Third & GroveThird & Grove
Sep 15, 2018 - Justin Emond

Seven Tips for Developing Custom Shopify Apps that Work

Even with the 2,000+ apps in the Shopify ecosystem, sometimes hunting the right one down it feels like finding something good on cable: all those channels and yet nothing to watch.

We certainly have our favorite apps, but when we can’t find what we need Shopify offers the great bonus of built-in APIs, so that much of the cloud platform can be extended. Custom apps are a powerful solution.

Here are our seven tips for developing custom Shopify apps that work:

Tip 1: Start by asking yourself if you really need a custom app

Custom apps are powerful, and you can build lots of custom functionality with them. But they do come with overhead because you need to maintain a custom integration layer. Before starting work on a custom app, be honest about the long-term support cost of a custom app and compare that to the cost of a non-optimal workflow using public apps. It’s really important to dispassionately evaluate each option to figure out the best approach.

Remember, a good technologist asks if something can be done; a great one asks if something should be.

Tip 2: Pick a great platform

In Shopify, you have the freedom to develop custom apps in any language; custom apps are really just discrete middleware layers. In order to reduce the long-term cost of your custom app, make sure you pick a hosting platform that does not require maintenance, like having to install operating system patches or configure firewalls.

Platforms like AWS Lambda or Heroku are ideal and platforms like Linode or AWS EC2 that provide virtual servers are not. At TAG, we love Heroku for hosting Shopify apps because it auto-deploys and can handle worker threads restarting to prevent outages.

The platform you choose must also auto-scale.

Why is auto-scaling so crucial? One of Shopify’s great strengths is that Shopify scales automagically based on demand. Meanwhile, Magento scales manually in a process that involves too much hope and shrug emojis for comfort. To be clear, 🤷 = 👎.

If you build a custom app that doesn’t scale based on demand, you are skipping one of Shopify’s superpowers.

Tip 3: Postman is your friend

Shopify has robust APIs, and your Shopify custom app is an API-first middleware layer. My God, it’s full of APIs! As such, having a tool to help you test APIs using mock services is hugely helpful in development. Postman is one such service.

Postman has a pre-built collection for Shopify endpoints, which means you can start building your Shopify app even without a Shopify instance ready for your development.

Tip 4: Use a programming language you’re familiar with

As independent middleware, Shopify apps can be written in any programming language or framework. Don’t worry about all the fancy pre-built packages Shopify offers for app development. Pick a well-supported programming language that you know well and is suited to solve the algorithmic program you are facing.
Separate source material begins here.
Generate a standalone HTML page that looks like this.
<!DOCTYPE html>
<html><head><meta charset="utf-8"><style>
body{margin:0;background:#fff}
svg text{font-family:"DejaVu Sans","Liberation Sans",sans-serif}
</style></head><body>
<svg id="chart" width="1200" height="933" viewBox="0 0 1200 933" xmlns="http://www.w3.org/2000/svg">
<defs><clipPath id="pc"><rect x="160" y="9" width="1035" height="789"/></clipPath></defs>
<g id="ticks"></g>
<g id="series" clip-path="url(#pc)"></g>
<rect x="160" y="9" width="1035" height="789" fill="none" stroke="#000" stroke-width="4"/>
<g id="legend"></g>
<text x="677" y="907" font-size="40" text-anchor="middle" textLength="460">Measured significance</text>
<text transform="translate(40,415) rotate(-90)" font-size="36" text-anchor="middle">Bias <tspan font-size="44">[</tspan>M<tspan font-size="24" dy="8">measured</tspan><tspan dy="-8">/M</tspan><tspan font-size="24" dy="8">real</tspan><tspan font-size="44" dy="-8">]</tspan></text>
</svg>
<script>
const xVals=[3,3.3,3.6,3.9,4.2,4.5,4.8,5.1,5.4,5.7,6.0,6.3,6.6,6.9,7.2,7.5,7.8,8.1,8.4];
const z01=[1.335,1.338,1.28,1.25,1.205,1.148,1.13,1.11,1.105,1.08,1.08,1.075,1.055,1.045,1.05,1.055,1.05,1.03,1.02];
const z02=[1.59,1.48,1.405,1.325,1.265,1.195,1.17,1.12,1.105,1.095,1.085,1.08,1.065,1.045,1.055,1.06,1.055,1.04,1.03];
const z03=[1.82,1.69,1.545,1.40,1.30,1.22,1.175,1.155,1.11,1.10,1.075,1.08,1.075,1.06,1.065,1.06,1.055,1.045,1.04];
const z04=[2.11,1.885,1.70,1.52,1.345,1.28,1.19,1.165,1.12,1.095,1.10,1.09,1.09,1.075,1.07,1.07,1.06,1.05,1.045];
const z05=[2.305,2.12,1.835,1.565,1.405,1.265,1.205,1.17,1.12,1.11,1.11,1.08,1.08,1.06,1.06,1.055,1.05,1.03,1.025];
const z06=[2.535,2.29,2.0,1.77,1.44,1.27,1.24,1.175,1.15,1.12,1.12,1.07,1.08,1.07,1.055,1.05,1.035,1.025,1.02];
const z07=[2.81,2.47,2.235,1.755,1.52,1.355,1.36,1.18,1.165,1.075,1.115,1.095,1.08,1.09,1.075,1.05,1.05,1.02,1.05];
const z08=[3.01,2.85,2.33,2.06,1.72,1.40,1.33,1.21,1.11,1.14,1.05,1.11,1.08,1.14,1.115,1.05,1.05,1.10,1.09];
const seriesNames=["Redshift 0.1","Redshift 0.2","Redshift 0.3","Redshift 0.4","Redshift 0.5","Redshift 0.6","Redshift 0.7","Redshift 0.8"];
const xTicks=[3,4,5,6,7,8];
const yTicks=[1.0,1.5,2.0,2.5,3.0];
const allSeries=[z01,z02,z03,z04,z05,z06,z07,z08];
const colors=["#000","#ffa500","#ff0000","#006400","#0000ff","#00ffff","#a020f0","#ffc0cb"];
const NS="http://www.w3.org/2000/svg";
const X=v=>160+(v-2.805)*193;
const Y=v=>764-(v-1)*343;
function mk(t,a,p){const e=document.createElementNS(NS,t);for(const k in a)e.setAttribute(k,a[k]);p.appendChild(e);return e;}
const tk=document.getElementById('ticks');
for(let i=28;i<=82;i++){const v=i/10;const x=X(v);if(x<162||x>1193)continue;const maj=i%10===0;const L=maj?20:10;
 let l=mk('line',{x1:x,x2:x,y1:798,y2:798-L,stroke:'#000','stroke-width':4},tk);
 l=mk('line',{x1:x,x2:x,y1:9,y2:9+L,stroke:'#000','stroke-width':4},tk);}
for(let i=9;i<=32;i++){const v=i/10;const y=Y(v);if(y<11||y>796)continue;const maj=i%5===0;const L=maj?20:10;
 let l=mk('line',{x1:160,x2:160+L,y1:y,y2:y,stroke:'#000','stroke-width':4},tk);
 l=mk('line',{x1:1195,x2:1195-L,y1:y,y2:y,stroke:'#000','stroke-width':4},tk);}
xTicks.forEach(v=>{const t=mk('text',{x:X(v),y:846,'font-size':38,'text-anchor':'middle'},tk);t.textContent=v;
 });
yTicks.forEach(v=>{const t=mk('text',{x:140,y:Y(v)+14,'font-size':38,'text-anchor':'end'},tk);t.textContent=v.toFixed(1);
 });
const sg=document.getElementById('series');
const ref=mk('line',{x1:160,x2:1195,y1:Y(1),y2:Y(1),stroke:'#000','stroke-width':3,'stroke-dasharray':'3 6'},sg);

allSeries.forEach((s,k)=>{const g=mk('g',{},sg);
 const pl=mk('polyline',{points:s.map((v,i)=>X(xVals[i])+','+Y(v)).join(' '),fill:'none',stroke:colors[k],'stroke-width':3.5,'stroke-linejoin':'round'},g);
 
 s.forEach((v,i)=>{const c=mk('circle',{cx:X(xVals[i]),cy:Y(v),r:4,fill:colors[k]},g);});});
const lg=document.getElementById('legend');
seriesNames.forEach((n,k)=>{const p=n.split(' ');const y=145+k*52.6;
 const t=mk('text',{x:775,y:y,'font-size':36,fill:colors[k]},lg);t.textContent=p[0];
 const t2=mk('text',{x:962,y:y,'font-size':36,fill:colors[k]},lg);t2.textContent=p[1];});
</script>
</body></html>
Do that, and you and the client will be much happier over the long term.

Tip 5: Use a queue system

The primary method a Shopify instance uses to communicate with a custom app is a webhook. A webhook is very simple: Shopify can be configured to ping a custom URL when a certain event occurs. That’s it.

Your first inclination might be to have your custom app directly respond to the Shopify webhook, but this is a fragile design. If your app is down for even a brief second — and it will be at some point — your app will completely miss the important event notification. A better design is to have the webhook ping a queue system. A queue system will capture the event and continually annoy your Shopify custom app until it handles the request.

There are many queue systems available, and most will work great for your needs. At TAG, we love RabbitMQ.

Tip 6: Test your webhooks locally

If you can’t, you will waste a lot of time dealing with either constant code pushes or a server. It will take some time to set up, but you will more than make up for it later.

Use something like ngrok to test your webhooks locally.

Tip 7: Log all the things

Log absolutely everything except credit card numbers, and make sure that your logs are detailed and precise. Shopify sites involve money and directly impact the revenue of the organizations that run them, so rapid, confident troubleshooting at the individual request level is absolutely crucial.

Every great engineering manager knows that an engineer can only fix what they can reproduce. If a customer experiences an issue on the live site, your engineering team will be unable to identify the cause of the issue (and thus fix it) without detailed log information. If you don’t log enough data, you are setting your engineering team up to fail.